George THOMA, chief, Communications Engineering Branch, National Library of Medicine (NLM), illustrated several of the deficiencies discussed by the previous speakers. He introduced the topic of special problems by noting the advantages of electronic imaging. For example, it is regenerable because it is a coded file, and real-time quality control is possible with electronic capture, whereas in photographic capture it is not.
One of the difficulties discussed in the scanning and storage process was image quality which, without belaboring the obvious, means different things for maps, medical X-rays, or broadcast television. In the case of documents, THOMA said, image quality boils down to legibility of the textual parts, and fidelity in the case of gray or color photo print-type material. Legibility boils down to scan density, the standard in most cases being 300 dpi. Increasing the resolution with scanners that perform 600 or 1200 dpi, however, comes at a cost.
Better image quality entails at least four different kinds of costs: 1) equipment costs, because the CCD (i.e., charge-couple device) with greater number of elements costs more; 2) time costs that translate to the actual capture costs, because manual labor is involved (the time is also dependent on the fact that more data has to be moved around in the machine in the scanning or network devices that perform the scanning as well as the storage); 3) media costs, because at high resolutions larger files have to be stored; and 4) transmission costs, because there is just more data to be transmitted.
But while resolution takes care of the issue of legibility in image quality, other deficiencies have to do with contrast and elements on the page scanned or the image that needed to be removed or clarified. Thus, THOMA proceeded to illustrate various deficiencies, how they are manifested, and several techniques to overcome them.

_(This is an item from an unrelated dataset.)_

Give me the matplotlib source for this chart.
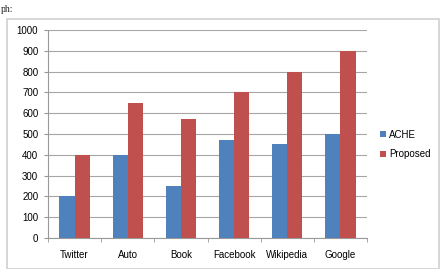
import matplotlib.pyplot as plt
import numpy as np
from matplotlib.patches import Rectangle

categories = ['Twitter', 'Auto', 'Book', 'Facebook', 'Wikipedia', 'Google']
ache = [200, 400, 250, 470, 450, 500]
proposed = [400, 650, 570, 700, 800, 900]
yticks = list(range(0, 1001, 100))

blue = '#4F81BD'
red = '#C0504D'
font = 'Liberation Sans'
fs = 7

fig = plt.figure(figsize=(4.45, 2.69), dpi=100)
W, H = 445, 269

# outer chart border
fig.patches.append(Rectangle((7 / W, 0.5 / H), 432 / W, (269 - 19.5) / H,
                             transform=fig.transFigure, fill=False,
                             edgecolor='#d0d0d0', linewidth=1.2))
fig.text(0.5 / W, 1 - 9 / H, 'ph:', family='Liberation Serif', fontsize=7,
         va='center', ha='left', color='#222222')

ax = fig.add_axes([48 / W, 1 - 238 / H, (367 - 48) / W, (238 - 30) / H])
x = np.arange(len(categories))
w = 0.285
ax.bar(x - w / 2, ache, w, color=blue, label='ACHE', zorder=3)
ax.bar(x + w / 2, proposed, w, color=red, label='Proposed', zorder=3)

ax.set_xlim(-0.5, len(categories) - 0.5)
ax.set_ylim(0, 1000)
ax.set_yticks(yticks)
ax.set_yticklabels([str(v) for v in yticks], fontsize=fs, family=font)
ax.set_xticks(x)
ax.set_xticklabels(categories, fontsize=fs, family=font)
ax.tick_params(axis='x', length=0, pad=9)
ax.set_xticks(np.arange(-0.5, len(categories)), minor=True)
ax.tick_params(axis='x', which='minor', length=3, color='#999999')
ax.tick_params(axis='y', length=3, color='#999999', pad=4)
ax.grid(axis='y', color='#a6a6a6', linewidth=0.8, zorder=0)
for s in ['top', 'right']:
    ax.spines[s].set_visible(False)
ax.spines['left'].set_color('#999999')
ax.spines['bottom'].set_color('#999999')

ax.legend(loc='center left', bbox_to_anchor=((380 - 48) / (367 - 48), 0.45),
          frameon=False, prop={'family': font, 'size': fs},
          handlelength=0.6, handleheight=0.6,
          handletextpad=0.3, labelspacing=0.95, borderpad=0, borderaxespad=0)

fig.savefig('out.png', dpi=100)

Fixed thresholding was the first technique described, suitable for black-and-white text, when the contrast does not vary over the page. One can have many different threshold levels in scanning devices. Thus, THOMA offered an example of extremely poor contrast, which resulted from the fact that the stock was a heavy red. This is the sort of image that when microfilmed fails to provide any legibility whatsoever. Fixed thresholding is the way to change the black-to-red contrast to the desired black-to-white contrast.
Other examples included material that had been browned or yellowed by age. This was also a case of contrast deficiency, and correction was done by fixed thresholding. A final example boils down to the same thing, slight variability, but it is not significant. Fixed thresholding solves this problem as well. The microfilm equivalent is certainly legible, but it comes with dark areas. Though THOMA did not have a slide of the microfilm in this case, he did show the reproduced electronic image.
When one has variable contrast over a page or the lighting over the page area varies, especially in the case where a bound volume has light shining on it, the image must be processed by a dynamic thresholding scheme. One scheme, dynamic averaging, allows the threshold level not to be fixed but to be recomputed for every pixel from the neighboring characteristics. The neighbors of a pixel determine where the threshold should be set for that pixel.
THOMA showed an example of a page that had been made deficient by a variety of techniques, including a burn mark, coffee stains, and a yellow marker. Application of a fixed-thresholding scheme, THOMA argued, might take care of several deficiencies on the page but not all of them. Performing the calculation for a dynamic threshold setting, however, removes most of the deficiencies so that at least the text is legible.
Another problem is representing a gray level with black-and-white pixels by a process known as dithering or electronic screening. But dithering does not provide good image quality for pure black-and-white textual material. THOMA illustrated this point with examples. Although its suitability for photoprint is the reason for electronic screening or dithering, it cannot be used for every compound image. In the document that was distributed by CXP, THOMA noticed that the dithered image of the IEEE test chart evinced some deterioration in the text. He presented an extreme example of deterioration in the text in which compounded documents had to be set right by other techniques. The technique illustrated by the present example was an image merge in which the page is scanned twice and the settings go from fixed threshold to the dithering matrix; the resulting images are merged to give the best results with each technique.
THOMA illustrated how dithering is also used in nonphotographic or nonprint materials with an example of a grayish page from a medical text, which was reproduced to show all of the gray that appeared in the original. Dithering provided a reproduction of all the gray in the original of another example from the same text.